金融偏离服务实体的目标,对于企业发展而言是一种涸泽而渔的行为,如何引导企业回归金融服务实体的本质,具有重大的实践意义。首先,需要严格监督企业会计准则的执行状况,提升会计信息质量。虽然会计准则的制度法规在不断同国际化趋同和完善,但众多企业的会计准则执行效果并不理想,需要促进企业会计准则强制执行与自我执行机制的互补,规范企业会计准则的执行,降低信息不对称的干扰,建立良好的沟通机制,从而提升企业主营业务投资,增强核心竞争力。其次,针对金融化背后的动机和委托代理问题,需要公司完善治理制度,充分发挥董事、监事等对经理层行为的监督,设置有效的长期激励措施从而减少短视行为的发生,树立远景目标提升经理人与控股股东的责任意识。

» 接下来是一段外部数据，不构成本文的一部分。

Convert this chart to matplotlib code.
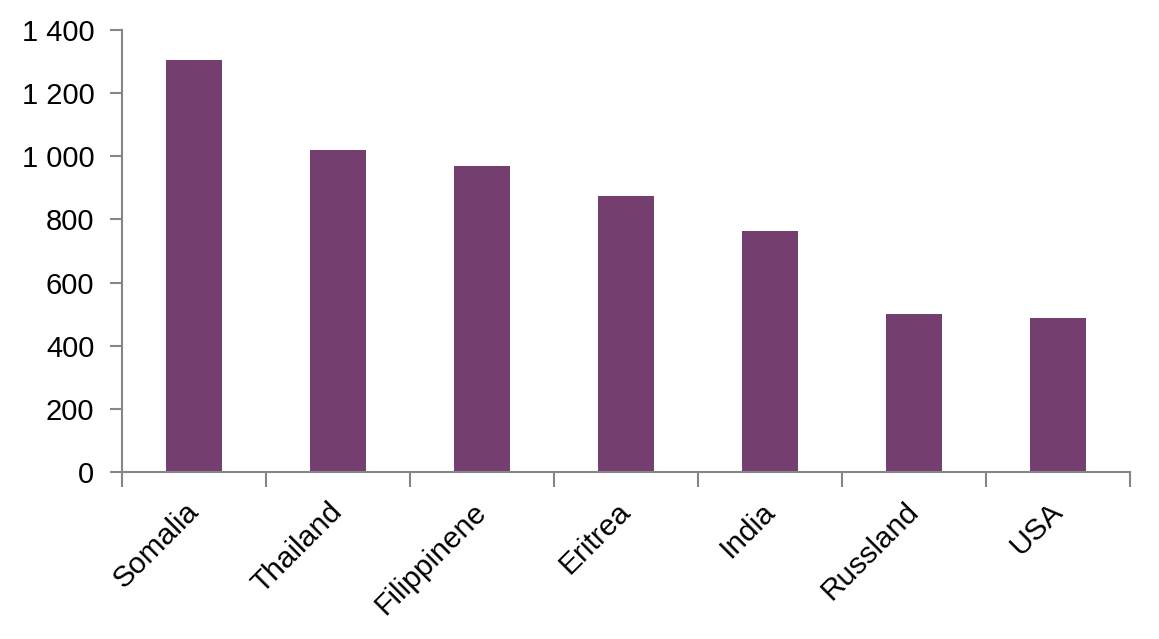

最后,由于会计准则执行对于企业金融化的抑制作用在非国有企业中并不显著,因此,相关政府部门等需要在推进国有企业改革步伐的同时,关注非国有企业准则制度的执行效率等问题,减少国有企业与非国有企业在寻求发展资源过程中的差距,提升风险防范能力,减少企业各项非效率投资,从而确保经济高质量提升和资本市场健康发展。